In all the years I have written this blog nobody has ever asked me what a Ringcircus is, they just assume that Big and Ring go together. Language is ambiguous though, and you can’t take the words coming out of someone’s mouth as proof of comprehension. It’s kind of like that first psychedlic experience where the letters of your own name unravel in your mouth until they make no sense to you and therefore you make no sense to you and therefore you question the very essence of who you is, until thankfully you realize that the you having these thoughts must be who you are and therefore everything will probably be fine, unless you look in the mirror. *disclaimer (or so I have heard.)

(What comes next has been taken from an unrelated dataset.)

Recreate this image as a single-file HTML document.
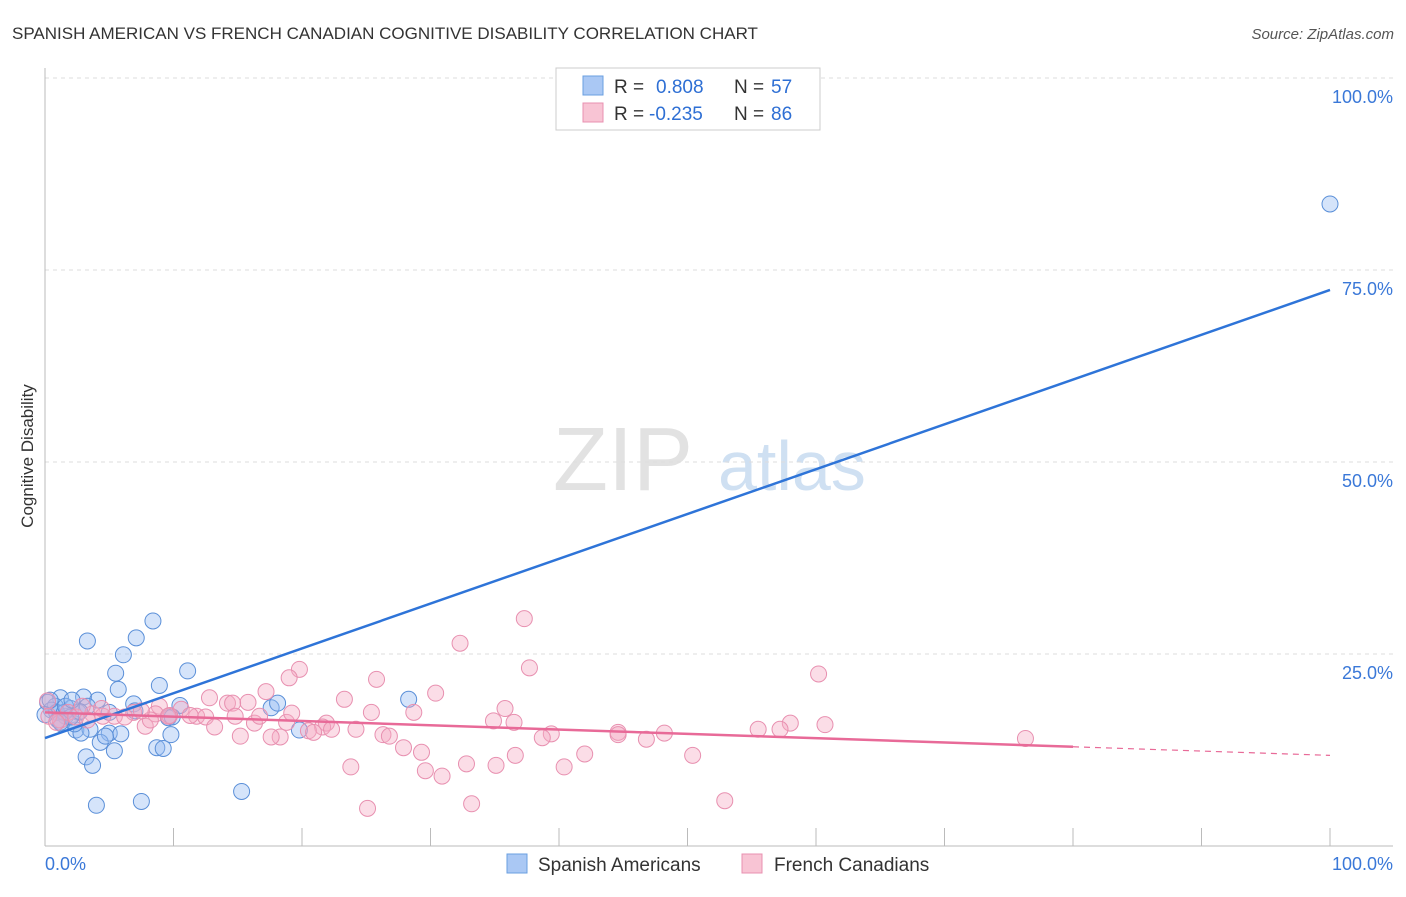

I’m reading the biography of David Foster Wallace, Every Love Story is a Ghost Story, and let me tell you (the real you) that being friends with that guy was no picnic. At least I understand why Infinite Jest just sort of quietly whimpered out at the end. That was the whole point, to have no climax. It wasn’t anticlimactic, it was aclimactic, and supposedly there is a difference to be appreciated there.
So 23 was a really good year for me, 1993, with a discman and a Nissan Sentra a young man could rule the world. Priorities were simple and clear- more fun, less work, don’t think about the future. I still stand by that strategy, although it wanes in popularity.
93 turned into 94 and every step took me further away from the shadow of Mt. Teewinot in the darkening light with a new pair of bootlaces the closest thing to health insurance, and the indulgent weight of a Sheaf stout reassuring against your lumbar, the snap of a twig so loud you cringe when it cracks against the silence. Oh easy times.
“Do you ever wish you were young again?” My wife asked me I suppose in response to the effortless calisthenics of watching babies do yoga. “No honey, no way! Never do I want to be so wide-eyed and stupid again, so sure of myself when I clearly don’t know enough to close my mouth in the rain when looking up.” Young again? Ridiculous! Honey we are young, and getting younger every day. here we sit in the sweet spot of old enough to know better, too young to care. In charge of our path, comfortable in our own skin, and a dependable friend on which to lean. No my darling, I do not want to be young again.
But I lie, and she knows it, and we keep that secret together.